Code that draws figures:

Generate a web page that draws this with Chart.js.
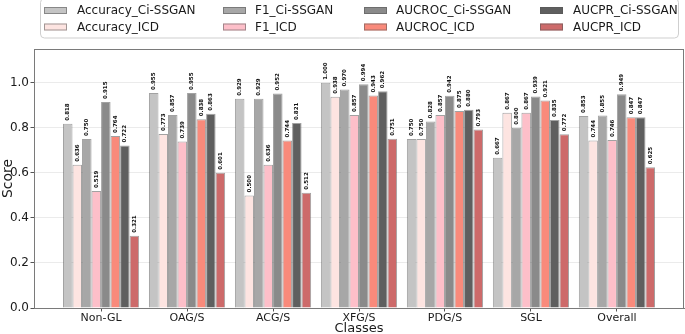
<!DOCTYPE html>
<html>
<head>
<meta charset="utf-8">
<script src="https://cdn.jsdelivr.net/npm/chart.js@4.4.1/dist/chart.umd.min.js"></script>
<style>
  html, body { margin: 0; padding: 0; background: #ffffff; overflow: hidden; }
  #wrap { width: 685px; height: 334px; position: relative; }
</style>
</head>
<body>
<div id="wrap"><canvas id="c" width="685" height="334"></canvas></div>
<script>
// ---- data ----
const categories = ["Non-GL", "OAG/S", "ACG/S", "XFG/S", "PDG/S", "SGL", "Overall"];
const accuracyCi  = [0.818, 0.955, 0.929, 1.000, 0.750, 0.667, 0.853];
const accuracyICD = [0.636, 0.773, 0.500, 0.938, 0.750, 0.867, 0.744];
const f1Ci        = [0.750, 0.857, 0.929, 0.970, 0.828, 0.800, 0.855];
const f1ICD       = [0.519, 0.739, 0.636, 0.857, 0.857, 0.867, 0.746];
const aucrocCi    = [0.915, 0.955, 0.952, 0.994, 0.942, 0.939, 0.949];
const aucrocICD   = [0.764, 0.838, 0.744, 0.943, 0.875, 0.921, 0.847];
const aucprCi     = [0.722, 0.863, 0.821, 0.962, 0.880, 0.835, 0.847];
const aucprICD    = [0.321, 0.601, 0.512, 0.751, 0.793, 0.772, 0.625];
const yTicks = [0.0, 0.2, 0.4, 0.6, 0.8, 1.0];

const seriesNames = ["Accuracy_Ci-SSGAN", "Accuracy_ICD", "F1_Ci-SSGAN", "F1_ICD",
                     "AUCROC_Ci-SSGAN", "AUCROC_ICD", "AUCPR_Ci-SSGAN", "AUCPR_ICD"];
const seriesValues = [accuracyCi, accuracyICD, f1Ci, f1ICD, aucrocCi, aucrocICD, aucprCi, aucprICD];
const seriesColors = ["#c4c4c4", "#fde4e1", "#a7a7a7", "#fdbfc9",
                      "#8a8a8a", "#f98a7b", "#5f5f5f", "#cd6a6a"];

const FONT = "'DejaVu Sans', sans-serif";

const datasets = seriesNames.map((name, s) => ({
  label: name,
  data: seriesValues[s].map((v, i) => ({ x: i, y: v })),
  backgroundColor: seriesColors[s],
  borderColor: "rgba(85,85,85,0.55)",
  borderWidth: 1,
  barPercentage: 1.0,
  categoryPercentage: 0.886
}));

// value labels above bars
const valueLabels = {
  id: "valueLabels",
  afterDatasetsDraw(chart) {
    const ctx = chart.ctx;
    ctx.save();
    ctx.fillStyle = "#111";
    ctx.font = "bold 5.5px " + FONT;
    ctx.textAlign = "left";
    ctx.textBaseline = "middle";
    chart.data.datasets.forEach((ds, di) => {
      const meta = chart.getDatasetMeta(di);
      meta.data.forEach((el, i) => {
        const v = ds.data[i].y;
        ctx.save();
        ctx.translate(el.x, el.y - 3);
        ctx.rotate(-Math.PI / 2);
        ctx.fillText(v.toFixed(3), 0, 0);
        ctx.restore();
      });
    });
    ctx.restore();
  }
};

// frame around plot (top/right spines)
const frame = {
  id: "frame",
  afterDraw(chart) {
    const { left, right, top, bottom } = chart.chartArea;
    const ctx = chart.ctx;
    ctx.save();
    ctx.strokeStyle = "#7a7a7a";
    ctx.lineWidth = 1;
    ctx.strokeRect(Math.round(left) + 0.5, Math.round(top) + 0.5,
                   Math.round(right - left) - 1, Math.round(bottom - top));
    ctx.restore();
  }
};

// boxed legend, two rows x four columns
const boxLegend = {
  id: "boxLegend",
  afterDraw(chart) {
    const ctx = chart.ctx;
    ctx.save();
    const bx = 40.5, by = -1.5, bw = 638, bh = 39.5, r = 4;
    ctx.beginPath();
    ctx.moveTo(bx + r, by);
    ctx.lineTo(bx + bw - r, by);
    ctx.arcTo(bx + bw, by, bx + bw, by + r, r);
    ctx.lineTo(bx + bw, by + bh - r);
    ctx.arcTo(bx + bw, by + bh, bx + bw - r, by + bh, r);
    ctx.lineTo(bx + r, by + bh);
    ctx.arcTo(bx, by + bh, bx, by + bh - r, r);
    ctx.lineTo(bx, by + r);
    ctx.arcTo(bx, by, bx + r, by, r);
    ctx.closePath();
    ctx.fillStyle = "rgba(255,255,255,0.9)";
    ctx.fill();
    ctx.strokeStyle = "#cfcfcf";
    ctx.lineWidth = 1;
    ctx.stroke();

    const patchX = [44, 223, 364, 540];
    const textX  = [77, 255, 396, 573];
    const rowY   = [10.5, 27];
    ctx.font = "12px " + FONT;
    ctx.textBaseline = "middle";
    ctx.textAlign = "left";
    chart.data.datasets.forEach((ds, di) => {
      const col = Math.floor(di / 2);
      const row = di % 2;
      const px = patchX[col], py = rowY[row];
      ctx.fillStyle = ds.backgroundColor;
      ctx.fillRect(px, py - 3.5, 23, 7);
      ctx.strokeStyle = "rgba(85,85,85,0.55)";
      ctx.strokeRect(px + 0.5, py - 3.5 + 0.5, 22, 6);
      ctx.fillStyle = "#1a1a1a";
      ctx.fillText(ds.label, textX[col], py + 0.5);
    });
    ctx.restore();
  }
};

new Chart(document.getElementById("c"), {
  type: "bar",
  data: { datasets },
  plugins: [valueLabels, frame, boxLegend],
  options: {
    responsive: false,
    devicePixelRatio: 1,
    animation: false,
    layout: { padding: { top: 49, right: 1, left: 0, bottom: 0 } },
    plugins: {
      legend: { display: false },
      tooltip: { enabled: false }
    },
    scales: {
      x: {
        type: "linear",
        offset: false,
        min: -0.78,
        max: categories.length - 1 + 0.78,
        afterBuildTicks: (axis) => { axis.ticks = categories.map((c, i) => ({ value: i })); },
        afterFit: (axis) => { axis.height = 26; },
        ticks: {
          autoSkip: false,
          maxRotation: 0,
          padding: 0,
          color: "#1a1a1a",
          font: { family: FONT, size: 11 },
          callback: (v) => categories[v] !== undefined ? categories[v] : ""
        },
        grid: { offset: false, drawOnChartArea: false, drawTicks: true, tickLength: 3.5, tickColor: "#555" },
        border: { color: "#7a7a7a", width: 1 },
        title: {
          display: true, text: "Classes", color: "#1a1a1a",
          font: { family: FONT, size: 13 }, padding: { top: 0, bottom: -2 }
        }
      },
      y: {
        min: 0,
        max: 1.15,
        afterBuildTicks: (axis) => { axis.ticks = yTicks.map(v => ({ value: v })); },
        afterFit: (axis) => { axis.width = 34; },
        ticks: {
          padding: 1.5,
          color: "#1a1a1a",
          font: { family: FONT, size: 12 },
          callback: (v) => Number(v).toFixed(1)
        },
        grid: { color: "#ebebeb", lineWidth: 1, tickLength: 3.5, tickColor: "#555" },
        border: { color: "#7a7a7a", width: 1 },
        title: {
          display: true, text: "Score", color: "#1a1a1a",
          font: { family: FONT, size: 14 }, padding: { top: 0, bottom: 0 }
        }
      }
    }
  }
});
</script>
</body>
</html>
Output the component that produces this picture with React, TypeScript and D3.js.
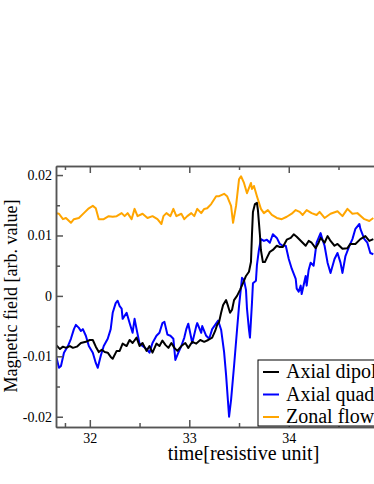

# [DO THIS]
Repeat each entry precisely as it appears. Leave the pictures out.

# [TASK ANSWER]
Generate a web page that draws this with Chart.js.
<!DOCTYPE html>
<html>
<head>
<meta charset="utf-8">
<script src="https://cdn.jsdelivr.net/npm/chart.js@4.4.1/dist/chart.umd.min.js"></script>
<style>
  html, body { margin: 0; padding: 0; background: #ffffff; overflow: hidden; }
  #wrap { width: 685px; height: 334px; position: relative; }
</style>
</head>
<body>
<div id="wrap"><canvas id="c" width="685" height="334"></canvas></div>
<script>
// ---- data ----
const categories = ["Non-GL", "OAG/S", "ACG/S", "XFG/S", "PDG/S", "SGL", "Overall"];
const accuracyCi  = [0.818, 0.955, 0.929, 1.000, 0.750, 0.667, 0.853];
const accuracyICD = [0.636, 0.773, 0.500, 0.938, 0.750, 0.867, 0.744];
const f1Ci        = [0.750, 0.857, 0.929, 0.970, 0.828, 0.800, 0.855];
const f1ICD       = [0.519, 0.739, 0.636, 0.857, 0.857, 0.867, 0.746];
const aucrocCi    = [0.915, 0.955, 0.952, 0.994, 0.942, 0.939, 0.949];
const aucrocICD   = [0.764, 0.838, 0.744, 0.943, 0.875, 0.921, 0.847];
const aucprCi     = [0.722, 0.863, 0.821, 0.962, 0.880, 0.835, 0.847];
const aucprICD    = [0.321, 0.601, 0.512, 0.751, 0.793, 0.772, 0.625];
const yTicks = [0.0, 0.2, 0.4, 0.6, 0.8, 1.0];

const seriesNames = ["Accuracy_Ci-SSGAN", "Accuracy_ICD", "F1_Ci-SSGAN", "F1_ICD",
                     "AUCROC_Ci-SSGAN", "AUCROC_ICD", "AUCPR_Ci-SSGAN", "AUCPR_ICD"];
const seriesValues = [accuracyCi, accuracyICD, f1Ci, f1ICD, aucrocCi, aucrocICD, aucprCi, aucprICD];
const seriesColors = ["#c4c4c4", "#fde4e1", "#a7a7a7", "#fdbfc9",
                      "#8a8a8a", "#f98a7b", "#5f5f5f", "#cd6a6a"];

const FONT = "'DejaVu Sans', sans-serif";

const datasets = seriesNames.map((name, s) => ({
  label: name,
  data: seriesValues[s].map((v, i) => ({ x: i, y: v })),
  backgroundColor: seriesColors[s],
  borderColor: "rgba(85,85,85,0.55)",
  borderWidth: 1,
  barPercentage: 1.0,
  categoryPercentage: 0.886
}));

// value labels above bars
const valueLabels = {
  id: "valueLabels",
  afterDatasetsDraw(chart) {
    const ctx = chart.ctx;
    ctx.save();
    ctx.fillStyle = "#111";
    ctx.font = "bold 5.5px " + FONT;
    ctx.textAlign = "left";
    ctx.textBaseline = "middle";
    chart.data.datasets.forEach((ds, di) => {
      const meta = chart.getDatasetMeta(di);
      meta.data.forEach((el, i) => {
        const v = ds.data[i].y;
        ctx.save();
        ctx.translate(el.x, el.y - 3);
        ctx.rotate(-Math.PI / 2);
        ctx.fillText(v.toFixed(3), 0, 0);
        ctx.restore();
      });
    });
    ctx.restore();
  }
};

// frame around plot (top/right spines)
const frame = {
  id: "frame",
  afterDraw(chart) {
    const { left, right, top, bottom } = chart.chartArea;
    const ctx = chart.ctx;
    ctx.save();
    ctx.strokeStyle = "#7a7a7a";
    ctx.lineWidth = 1;
    ctx.strokeRect(Math.round(left) + 0.5, Math.round(top) + 0.5,
                   Math.round(right - left) - 1, Math.round(bottom - top));
    ctx.restore();
  }
};

// boxed legend, two rows x four columns
const boxLegend = {
  id: "boxLegend",
  afterDraw(chart) {
    const ctx = chart.ctx;
    ctx.save();
    const bx = 40.5, by = -1.5, bw = 638, bh = 39.5, r = 4;
    ctx.beginPath();
    ctx.moveTo(bx + r, by);
    ctx.lineTo(bx + bw - r, by);
    ctx.arcTo(bx + bw, by, bx + bw, by + r, r);
    ctx.lineTo(bx + bw, by + bh - r);
    ctx.arcTo(bx + bw, by + bh, bx + bw - r, by + bh, r);
    ctx.lineTo(bx + r, by + bh);
    ctx.arcTo(bx, by + bh, bx, by + bh - r, r);
    ctx.lineTo(bx, by + r);
    ctx.arcTo(bx, by, bx + r, by, r);
    ctx.closePath();
    ctx.fillStyle = "rgba(255,255,255,0.9)";
    ctx.fill();
    ctx.strokeStyle = "#cfcfcf";
    ctx.lineWidth = 1;
    ctx.stroke();

    const patchX = [44, 223, 364, 540];
    const textX  = [77, 255, 396, 573];
    const rowY   = [10.5, 27];
    ctx.font = "12px " + FONT;
    ctx.textBaseline = "middle";
    ctx.textAlign = "left";
    chart.data.datasets.forEach((ds, di) => {
      const col = Math.floor(di / 2);
      const row = di % 2;
      const px = patchX[col], py = rowY[row];
      ctx.fillStyle = ds.backgroundColor;
      ctx.fillRect(px, py - 3.5, 23, 7);
      ctx.strokeStyle = "rgba(85,85,85,0.55)";
      ctx.strokeRect(px + 0.5, py - 3.5 + 0.5, 22, 6);
      ctx.fillStyle = "#1a1a1a";
      ctx.fillText(ds.label, textX[col], py + 0.5);
    });
    ctx.restore();
  }
};

new Chart(document.getElementById("c"), {
  type: "bar",
  data: { datasets },
  plugins: [valueLabels, frame, boxLegend],
  options: {
    responsive: false,
    devicePixelRatio: 1,
    animation: false,
    layout: { padding: { top: 49, right: 1, left: 0, bottom: 0 } },
    plugins: {
      legend: { display: false },
      tooltip: { enabled: false }
    },
    scales: {
      x: {
        type: "linear",
        offset: false,
        min: -0.78,
        max: categories.length - 1 + 0.78,
        afterBuildTicks: (axis) => { axis.ticks = categories.map((c, i) => ({ value: i })); },
        afterFit: (axis) => { axis.height = 26; },
        ticks: {
          autoSkip: false,
          maxRotation: 0,
          padding: 0,
          color: "#1a1a1a",
          font: { family: FONT, size: 11 },
          callback: (v) => categories[v] !== undefined ? categories[v] : ""
        },
        grid: { offset: false, drawOnChartArea: false, drawTicks: true, tickLength: 3.5, tickColor: "#555" },
        border: { color: "#7a7a7a", width: 1 },
        title: {
          display: true, text: "Classes", color: "#1a1a1a",
          font: { family: FONT, size: 13 }, padding: { top: 0, bottom: -2 }
        }
      },
      y: {
        min: 0,
        max: 1.15,
        afterBuildTicks: (axis) => { axis.ticks = yTicks.map(v => ({ value: v })); },
        afterFit: (axis) => { axis.width = 34; },
        ticks: {
          padding: 1.5,
          color: "#1a1a1a",
          font: { family: FONT, size: 12 },
          callback: (v) => Number(v).toFixed(1)
        },
        grid: { color: "#ebebeb", lineWidth: 1, tickLength: 3.5, tickColor: "#555" },
        border: { color: "#7a7a7a", width: 1 },
        title: {
          display: true, text: "Score", color: "#1a1a1a",
          font: { family: FONT, size: 14 }, padding: { top: 0, bottom: 0 }
        }
      }
    }
  }
});
</script>
</body>
</html>
Output the component that produces this picture with React, TypeScript and D3.js.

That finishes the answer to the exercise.